Deep sea mining whistleblower laws, regulations

Risks Faced by Whistleblowers in Deep Sea Mining

The deep-sea mining (DSM) industry operates under the premise that mineral deposits in international waters are the “common heritage of mankind.” However, this has become a domain controlled primarily by a handful of governments and corporations from the Global North, often embroiled in concerns over corruption and environmental destruction. The International Seabed Authority (ISA), responsible for overseeing DSM contracts, faces significant scrutiny due to its lack of transparency and insufficient regulatory frameworks. It currently lacks effective whistleblowing mechanisms that could help combat corruption and fraud.

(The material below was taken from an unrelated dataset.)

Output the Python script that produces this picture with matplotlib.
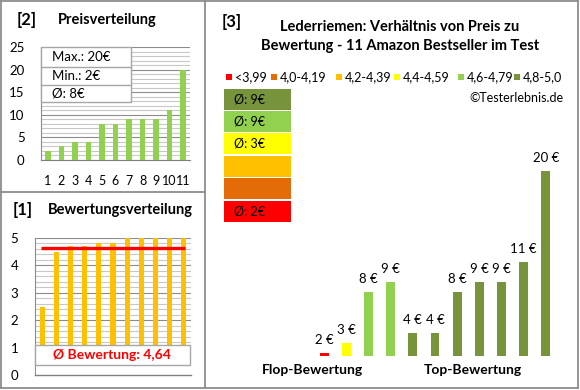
import numpy as np
import matplotlib
matplotlib.use("Agg")
import matplotlib.pyplot as plt
from matplotlib.patches import Rectangle
from matplotlib.lines import Line2D
from matplotlib.transforms import Affine2D

plt.rcParams['font.family'] = ['Lato', 'DejaVu Sans']

# data
prices_sorted = [2, 3, 4, 4, 8, 8, 9, 9, 9, 11, 20]
ratings_sorted = [2.5, 4.5, 4.7, 4.7, 4.8, 4.8, 5.0, 5.0, 5.0, 5.0, 5.0]
bar_prices = [2, 3, 8, 9, 4, 4, 8, 9, 9, 11, 20]
bar_ratings = [2.5, 4.5, 4.7, 4.7, 4.8, 4.8, 5.0, 5.0, 5.0, 5.0, 5.0]
class_labels = ["<3,99", "4,0-4,19", "4,2-4,39", "4,4-4,59", "4,6-4,79", "4,8-5,0"]
class_edges = [4.0, 4.2, 4.4, 4.6, 4.8]
class_colors = ["#FF0000", "#E36C09", "#FFC000", "#FFFF00", "#92D050", "#77933C"]
product_nums = list(range(1, 12))

W, H = 580, 390
fig = plt.figure(figsize=(W / 100, H / 100), dpi=100)
fig.patch.set_facecolor("white")
pix = Affine2D().scale(1 / W, -1 / H).translate(0, 1) + fig.transFigure


def px(x0, y0, x1, y1):
    return [x0 / W, 1 - y1 / H, (x1 - x0) / W, (y1 - y0) / H]


def rnd(v):
    return int(v + 0.5)


def cls(r):
    return int(np.searchsorted(class_edges, r, side="right"))


# frame lines
frame = "#8C8C8C"
for xs, ys in [([1, 578], [1, 1]), ([1, 578], [388, 388]), ([1, 1], [1, 388]),
               ([578, 578], [1, 388]), ([205, 205], [1, 388]), ([1, 205], [192, 192])]:
    fig.add_artist(Line2D(xs, ys, color=frame, lw=1.3, transform=pix))

# ---- [2] Preisverteilung
ax2 = fig.add_axes(px(41.25, 47, 189.75, 160))
ax2.bar(product_nums, prices_sorted, width=0.38, color="#92D050", zorder=3)
ax2.set_xlim(0.5, 11.5)
ax2.set_ylim(0, 25)
ax2.set_yticks(range(0, 26, 5))
ax2.set_yticks(range(0, 26), minor=True)
ax2.set_xticks(product_nums)
ax2.grid(which="minor", axis="y", color="#C8C8C8", lw=0.8, zorder=0)
ax2.grid(which="major", axis="y", color="#8C8C8C", lw=0.8, zorder=1)
ax2.tick_params(which="both", length=0, labelsize=9.5)
ax2.tick_params(axis="x", pad=11, labelsize=9)
ax2.tick_params(axis="y", pad=12)
for s in ["top", "right"]:
    ax2.spines[s].set_visible(False)
ax2.spines["left"].set_color("#8C8C8C")
ax2.spines["bottom"].set_color("#7F7F7F")
ax2.spines["left"].set_linewidth(0.8)

fig.text(17, 20, "[2]", transform=pix, fontsize=12, fontweight="bold", va="center")
fig.text(58, 20, "Preisverteilung", transform=pix, fontsize=10.5, fontweight="bold", va="center")

# stats box
fig.add_artist(Rectangle((41, 47), 90, 55, transform=pix, facecolor="white",
                         edgecolor="#A6A6A6", lw=1))
for yy in [67, 85]:
    fig.add_artist(Line2D([41, 131], [yy, yy], color="#A6A6A6", lw=1, transform=pix))
stats = ["Max.: %d€" % max(prices_sorted), "Min.: %d€" % min(prices_sorted),
         "Ø: %d€" % rnd(np.mean(prices_sorted))]
for t, yy in zip(stats, [57, 76, 94]):
    fig.text(52, yy, t, transform=pix, fontsize=9.5, va="center")

# ---- [1] Bewertungsverteilung
ax1 = fig.add_axes(px(35, 238, 191, 375))
ax1.bar(product_nums, ratings_sorted, width=0.36, color="#FFC000", zorder=3)
avg_rating = np.mean(ratings_sorted)
ax1.hlines(avg_rating, 0.9, 11.1, color="#FF0000", lw=2.4, zorder=4)
ax1.set_xlim(0.5, 11.5)
ax1.set_ylim(0, 5)
ax1.set_yticks(range(0, 6))
ax1.set_yticks(np.arange(0, 5.01, 0.2), minor=True)
ax1.set_xticks([])
ax1.grid(which="minor", axis="y", color="#C8C8C8", lw=0.8, zorder=0)
ax1.grid(which="major", axis="y", color="#8C8C8C", lw=0.8, zorder=1)
ax1.tick_params(which="both", length=0, labelsize=9.5, pad=12)
for s in ["top", "right", "bottom"]:
    ax1.spines[s].set_visible(False)
ax1.spines["left"].set_color("#8C8C8C")
ax1.spines["left"].set_linewidth(0.8)

fig.text(13, 210, "[1]", transform=pix, fontsize=12, fontweight="bold", va="center")
fig.text(48, 210, "Bewertungsverteilung", transform=pix, fontsize=10.5, fontweight="bold", va="center")
# white cover below the box, then the box itself and the base line
fig.add_artist(Rectangle((35.5, 345), 155.5, 31, transform=pix, facecolor="white",
                         edgecolor="none"))
fig.add_artist(Line2D([35, 191], [375, 375], color="#7F7F7F", lw=1, transform=pix))
fig.add_artist(Rectangle((35, 345), 155, 20, transform=pix, facecolor="white",
                         edgecolor="#A6A6A6", lw=1))
fig.text(112, 355, "Ø Bewertung: " + ("%.2f" % avg_rating).replace(".", ","),
         transform=pix, fontsize=10, fontweight="bold", color="#FF0000", ha="center", va="center")

# ---- [3] Preis zu Bewertung
ax3 = fig.add_axes(px(313, 151, 557, 356))
bar_colors = [class_colors[cls(r)] for r in bar_ratings]
xs = np.arange(len(bar_prices))
ax3.bar(xs, bar_prices, width=0.4, color=bar_colors)
ax3.set_xlim(-0.5, 10.5)
ax3.set_ylim(1.7, 22)
ax3.axis("off")
for x, p in zip(xs, bar_prices):
    ax3.annotate("%d €" % p, (x, p), xytext=(0, 5), textcoords="offset points",
                 ha="center", va="bottom", fontsize=9.5, annotation_clip=False)

fig.text(222, 22, "[3]", transform=pix, fontsize=12, fontweight="bold", va="center")
fig.text(400, 27, "Lederriemen: Verhältnis von Preis zu", transform=pix,
         fontsize=10.5, fontweight="bold", ha="center", va="center")
fig.text(400, 46, "Bewertung - 11 Amazon Bestseller im Test", transform=pix,
         fontsize=10.5, fontweight="bold", ha="center", va="center")
fig.text(312, 370, "Flop-Bewertung", transform=pix, fontsize=10, fontweight="bold",
         ha="center", va="center")
fig.text(473, 370, "Top-Bewertung", transform=pix, fontsize=10, fontweight="bold",
         ha="center", va="center")
fig.text(563, 98, "©Testerlebnis.de", transform=pix, fontsize=9, ha="right", va="center")

# legend row
leg_x = [226, 271, 336, 394, 458, 514]
for lx, lab, c in zip(leg_x, class_labels, class_colors):
    fig.add_artist(Rectangle((lx, 74), 6, 6, transform=pix, facecolor=c, edgecolor="none"))
    fig.text(lx + 9, 77.5, lab, transform=pix, fontsize=9, va="center")

# class average boxes (top class first)
box_tops = [89, 111, 133, 156, 178, 201]
for i, top in enumerate(box_tops):
    k = len(class_colors) - 1 - i
    fig.add_artist(Rectangle((224, top), 67, 20.5, transform=pix,
                             facecolor=class_colors[k], edgecolor="none"))
    vals = [p for p, r in zip(bar_prices, bar_ratings) if cls(r) == k]
    if vals:
        fig.text(234, top + 10.5, "Ø: %d€" % rnd(np.mean(vals)), transform=pix,
                 fontsize=9, va="center")

fig.savefig("out.png", dpi=100)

Whistleblowers play a crucial role in exposing wrongdoing within the DSM sector. The ISA’s current draft regulations include a whistleblower policy, but to be effective, it needs to address three key components: protection against retaliation, financial incentives for whistleblowers, and a commitment to enforce investigations based on their reports. Without these elements, potential whistleblowers may find it too risky to come forward, especially when internal reporting is fraught with dangers of retaliation.

The ISA’s lack of transparency also breeds conflicts of interest. Criticisms mount regarding how contracts are awarded, with allegations that the process benefits primarily companies from the Global North while marginalizing the interests of developing countries in the Global South. This imbalance contradicts the goals set forth by the United Nations Convention on the Law of the Sea (UNCLOS), which was designed to ensure that DSM activities benefit all humanity, especially the developing nations.

Additionally, the ISA has failed to clearly define “effective control” of sponsor states, which allows corporations, particularly those based in the Global North, to exploit resources without providing adequate returns to the developing nations sponsoring them. This undermines the intent of profit-sharing mechanisms intended to support nations hard hit by environmental risks associated with mining activities.

Furthermore, there are existing avenues under U.S. law that can assist whistleblowers seeking to report misconduct in the DSM sector, such as the Foreign Corrupt Practices Act and the Dodd-Frank Act. These laws enable individuals to report bribery or fraud within international contracts and provide mechanisms for compensation.

To improve oversight and accountability, the ISA must establish a robust regulatory framework that prioritizes environmental protection and equitable profit-sharing. Recommendations include requiring companies seeking contracts to prove strong environmental records, instituting clear rules against conflicts of interest, and ensuring profits are shared fairly with developing nations.

Ultimately, empowering whistleblowers within the DSM industry is essential to address corruption and curb environmental exploitation. To prevent irreversible damage to deep-sea ecosystems and uphold the principles of UNCLOS, the ISA must prioritize transparency, uphold the common heritage of mankind, and institutionalize effective regulations and protections for whistleblowers.